I have been posting more on Tumblr recently, though. I find the format there fits the silly snippets and pictures of my life a little more readily than a formal blog does. So for now, 99% of my postings will either be on Tumblr or Twitter. Check that out if you are on either site. I'm in and out, but I show up both places at least a few times a day.

But, the actual point of this post, is that I won't be anywhere online for most of the next week. It's my ANNUAL TRIP TO PURGATORY. *cue ominous music*


Too bad I won't actually have an angel to help me get through it. Nope. Surviving this is all on me.

What's going on? I get to spend a week helping to run a camp. I'm the kayak instructor, and general dogsbody. I'm awake before dawn, preparing for the onslaught of 200 girls aged 5 through 18, and then the day begins. Eight hours of camp activities (which boils down to eight hours of paddling for me), then another eight hours of managing the older girls' free time, followed by another four to six hours of preparing for the next day, I get between 2 and 4 hours of sleep a night. If I'm lucky. Between the intensely physical, constant activity and the complete lack of personal space or quiet, I think I'd rather be in actual purgatory for a week. And I do this 100% as a volunteer. Have done for years.

WHY?! you might ask? I love it. It IS purgatory for me. It's pure. It's a test. It pushes me to the edge of sanity, and I get to see if I can stay on this side of the line, or if I'll be dragged across into psychosis. It's the ultimate extreme sport, playing fast and loose with my own brain. Because, really, it's not that far a walk from "normal" me to "OMG SOMETHING IS FUCKING WRONG WITH YOU" me.

Last year I came about five minutes from breaking before a friend pointed out my weird behavior and sent me on a solitary hike until I could rein in the crazy. I chose the "difficult" trail up to Cunningham Falls, climbed the falls, and perched in a nook in the forest and just sat there for a few hours. I held on. I won. Victory over insanity.
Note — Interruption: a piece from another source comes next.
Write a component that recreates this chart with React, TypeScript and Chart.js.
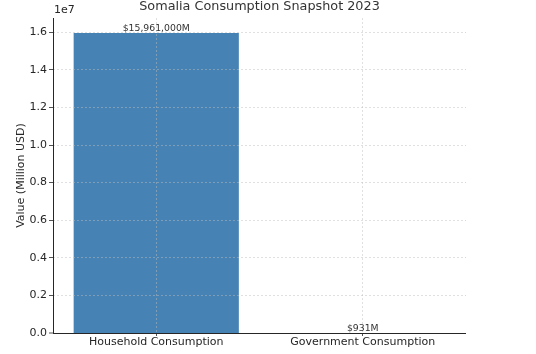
import React, { useEffect, useRef } from 'react';
import { Chart, registerables } from 'chart.js';

Chart.register(...registerables);

const titleText = 'Somalia Consumption Snapshot 2023';
const yAxisTitle = 'Value (Million USD)';
const categories = ['Household Consumption', 'Government Consumption'];
const values = [15961000, 931];
const valueLabels = ['$15,961,000M', '$931M'];
const yTickValues = [0, 2000000, 4000000, 6000000, 8000000, 10000000, 12000000, 14000000, 16000000];
const yMax = 16759050;
const offsetText = '1e7';

const FONT = '"DejaVu Sans", sans-serif';

export default function App() {
  const ref = useRef<HTMLCanvasElement | null>(null);
  useEffect(() => {
    document.body.style.margin = '0';
    const canvas = ref.current;
    if (!canvas) return;
    const textPlugin = {
      id: 'texts',
      afterDraw(chart: any) {
        const ctx = chart.ctx;
        const area = chart.chartArea;
        ctx.save();
        // axis lines
        ctx.strokeStyle = '#262626';
        ctx.lineWidth = 1;
        ctx.setLineDash([]);
        ctx.beginPath();
        ctx.moveTo(Math.round(area.left) + 0.5, area.top);
        ctx.lineTo(Math.round(area.left) + 0.5, Math.round(area.bottom) + 1);
        ctx.moveTo(area.left, Math.round(area.bottom) + 0.5);
        ctx.lineTo(area.right, Math.round(area.bottom) + 0.5);
        ctx.stroke();

        ctx.fillStyle = '#333333';
        ctx.font = `12.8px ${FONT}`;
        ctx.textAlign = 'center';
        ctx.textBaseline = 'middle';
        ctx.fillText(titleText, (area.left + area.right) / 2, 7);
        ctx.font = `11px ${FONT}`;
        ctx.textAlign = 'left';
        ctx.fillStyle = '#262626';
        ctx.fillText(offsetText, area.left + 1, 10);
        ctx.save();
        ctx.translate(21, (area.top + area.bottom) / 2);
        ctx.rotate(-Math.PI / 2);
        ctx.textAlign = 'center';
        ctx.fillText(yAxisTitle, 0, 0);
        ctx.restore();
        const meta = chart.getDatasetMeta(0);
        ctx.font = `9.3px ${FONT}`;
        ctx.fillStyle = '#333333';
        ctx.textAlign = 'center';
        ctx.textBaseline = 'bottom';
        meta.data.forEach((el: any, i: number) => {
          ctx.fillText(valueLabels[i], el.x, el.y);
        });
        ctx.restore();
      },
    };
    const chart = new Chart(canvas, {
      type: 'bar',
      data: {
        labels: categories,
        datasets: [
          {
            data: values,
            backgroundColor: '#4682B4',
            borderWidth: 0,
            inflateAmount: 0,
            barPercentage: 0.8,
            categoryPercentage: 1,
          },
        ],
      },
      options: {
        responsive: false,
        animation: false,
        devicePixelRatio: 1,
        layout: { padding: { left: 0, right: 70, top: 18, bottom: 0 } },
        plugins: { legend: { display: false }, title: { display: false }, tooltip: { enabled: false } },
        scales: {
          x: {
            offset: true,
            grid: {
              offset: false,
              color: 'rgba(190,190,190,0.6)',
              lineWidth: 0.8,
              z: 1,
              tickLength: 3,
              tickColor: '#262626',
            },
            border: { display: false, dash: [2, 2] },
            ticks: { color: '#262626', font: { family: FONT, size: 11 }, padding: 0, maxRotation: 0 },
            afterFit(scale: any) {
              scale.height = 21;
            },
          },
          y: {
            min: 0,
            max: yMax,
            afterBuildTicks(scale: any) {
              scale.ticks = yTickValues.map((v) => ({ value: v }));
            },
            grid: {
              color: 'rgba(190,190,190,0.6)',
              lineWidth: (c: any) => (c.tick && c.tick.value === 0 ? 0 : 0.8),
              z: 1,
              tickLength: 4,
              tickColor: '#262626',
              tickWidth: 0.8,
            },
            border: { display: false, dash: [2, 2] },
            ticks: {
              color: '#262626',
              font: { family: FONT, size: 11 },
              padding: 2,
              callback: (v: any) => (Number(v) / 1e7).toFixed(1),
            },
            afterFit(scale: any) {
              scale.width = 53;
            },
          },
        },
      },
      plugins: [textPlugin],
    });
    return () => chart.destroy();
  }, []);
  return <canvas ref={ref} width={536} height={354} style={{ display: 'block', width: 536, height: 354 }} />;
}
Why would I put myself through that again? Because I have to. I have to prove to myself I am not the victim. I have to prove I am strong, both physically and mentally. I CAN DO THIS.




And nothing makes me feel stronger.
So wish me luck. I'll be back soon. I have a lot of editing to do, and that alone is keeping me from flipping out. At least the camp has power, if not internet. My work shall keep me sane.